Mr Giles said through the joint statement that “$350,000 had been allocated for a new bakery in the community store as part of a broader partnership between the Commonwealth and NT governments to build 21 bakeries in remote communities across the Territory”.
The joint statement said: “In addition, the Mutitjulu Community Aboriginal Corporation will receive $500,000 to install lighting and toilets at the Mutitjulu oval and $250,000 to improve governance capacity in the organisation.”
We put to Senator Scullion and Mr Giles: “What exactly will the $250,000 buy to improve the ‘governance capacity’ in a place that already has the Central Land Council and a parks management board, both run with public money?”
Senator Scullion’s spokesman replied: “Details of funding for governance capacity issues are matters for the NT Government.
“However, it is important to recognise that the Central Land Council and Parks Australia are Commonwealth agencies and it is vital there is a strong Mutitjulu Community Aboriginal Corporation to represent the interests of the local community.”
We asked: “How many games a year are being played on the Mutitjulu oval, which is some 17 km from the Yulara oval, and by how many people? And who is going to look after it?”
We pointed to a report that the publicly funded pool is managed by an Adelaide company.
The spokesman replied: “As with funding to upgrade any sporting oval, the number of games played on it is just one of numerous factors taken into account. Just as important, for instance, are local employment outcomes and community safety issues.”
The Australian Government has also committed to investing in adult education in Mutitjulu and is working with the community on an appropriate model to deliver better education and training to the community, said the statement.
Chief Minister Giles said, through the joint statement, the Northern Territory was also investing $2 million through a partnership with Telstra to provide the 3G mobile network and ADSL2+Broadband Network in Mutitjulu.

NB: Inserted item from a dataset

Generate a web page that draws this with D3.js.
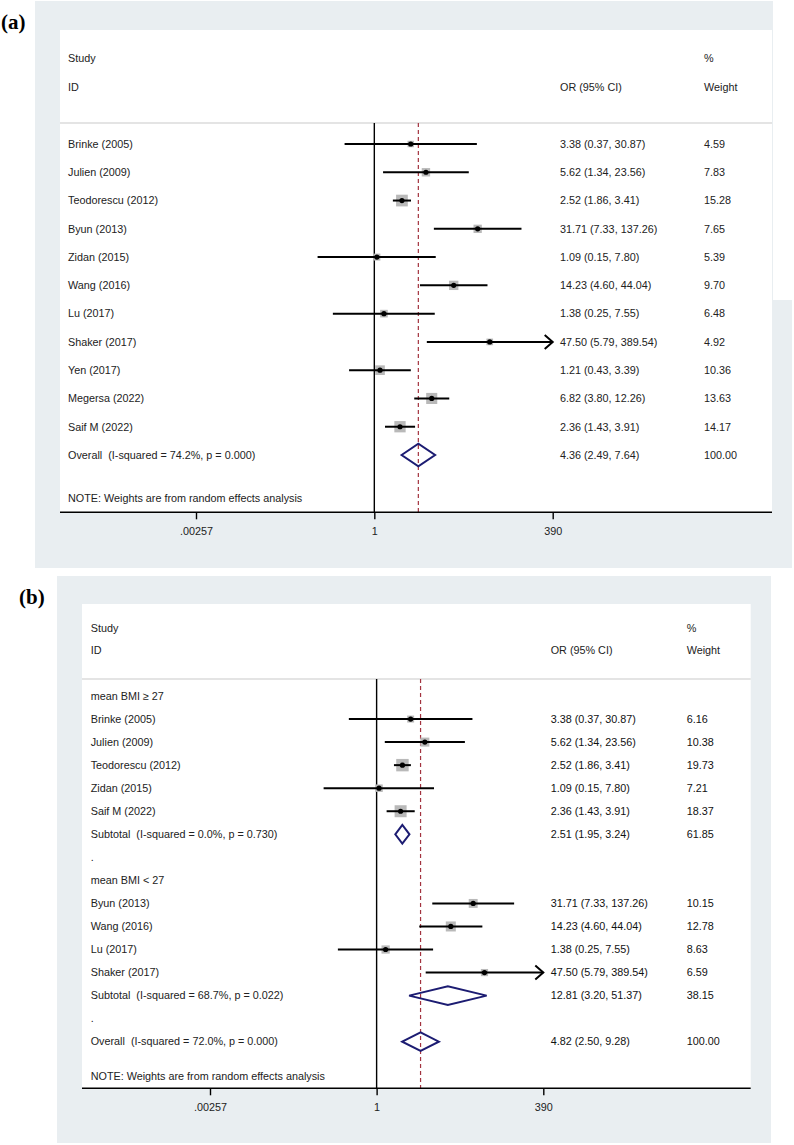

  1. I don’t know why so much is spent on remote communities. The people living in remote communities do it to be away from the city life and get back to nature, yet we are constantly building health centers and other amenities for these really small populations.
    It should be simple choosing to live in a remote community you understand you won’t have all the luxuries, if you want these move into the larger centers.
    People living out there should be given the offer of a new house if you help build it, then they can get some trade experience and will appreciate the homes more.
    And maybe this might lead to a career in building for some of them.

  2. Why is the government using taxpayers’ money to help invest in mobile coverage? I have a black spot less than 7 kms from Alice and I get no help from the government.
    Is Mutitjulu mob more important and creating more wealth for the country? Or just a vehicle for government to pin the millions of dollars sign on to ease their voters’ conscience?

  3. Very few residents are from the area, most from further South in the Pit Lands.
    They are attracted by the flow of money but don’t live in Muti for long.
    At any one time the population of the place is no more than 30 people.

  4. A couple of things I would like to know: Total number of residents there; how many houses currently in occupant okay level and how many people from there employed at the Rock.

  5. @ Baron Von Knowitall: In the bad old days of Commonwealth control of the NT it actually was the case that Aboriginal people in remote communities, settlements, missions and some stations were trained and then assisted in the construction of buildings and infrastructure, and were gainfully employed in various occupations.
    In many cases these people proved readily adaptable, innovative and good at what they did, keeping in mind that for most of them their experience of European contact was quite recent.
    I’m not painting an image of a halcyon utopia of a bygone age here, there were many problems and difficulties encountered during those times but overall the progress that Aboriginal people were making to adapt to their drastically changed circumstances was positive.
    That all began to change from the early 1970s onwards, when significantly there was a marked decline in attendance and performance by Aboriginal children at schools right throughout the Territory.
    This in turn is probably attributable to Aboriginal people gaining their legal “right” to acquire and consume alcohol from 1964 onwards.
    The consequences of this misguided reform has led (in effect) to the mass manslaughter of thousands of people in the ensuing decades, for which no government or Aboriginal-controlled organisation appears to have any lasting remedy.

  6. After sending you all those media releases and reports about the Mutitjulu pool and other CLC community development projects it’s disappointing but not surprising that you still fail to get your facts straight.
    The Mutitjulu pool is NOT publicly funded.
    It operates with the rent money the traditional owners of the jointly managed Uluru Kata Tjuta National Park have saved up over a number of years to strengthen their community.
    That makes the traditional owner funded pool the only remote community pool in the CLC region with secure operational funding.

  7. @ Elke: What are the facts we’re not getting right? As you say, the pool operates with “rent money”: That is received as a result of the park having been transferred to Aboriginal ownership by a government. The park is being run by a government instrumentality. It is being promoted by governments to attract gate money.
    Most people pay for their swimming pools with money earned by working.
    Erwin Chlanda, Editor

  8. Aboriginal people, the first people of this land, are the owners of Uluru-Kata Tjuta National Park (also Australia).
    The tourism business generates over $300m a year for visitors to the park, taxpayers’ money is royalty money from the Government.
    These Government mob owe us for using our land ever since the invasion over 200 years ago.

  9. There are still many communities without adequate mobile and internet services.
    The Commonwealth’s generosity in providing such funding to wealthy landowners creates frustration among many Australians, particularly those on or below average weekly incomes who are denied similar largesse.
    If the Commonwealth provides the same generous public assistance to every Australian owning a block of land, the national housing crisis – both lack of housing and construction, likely would be solved.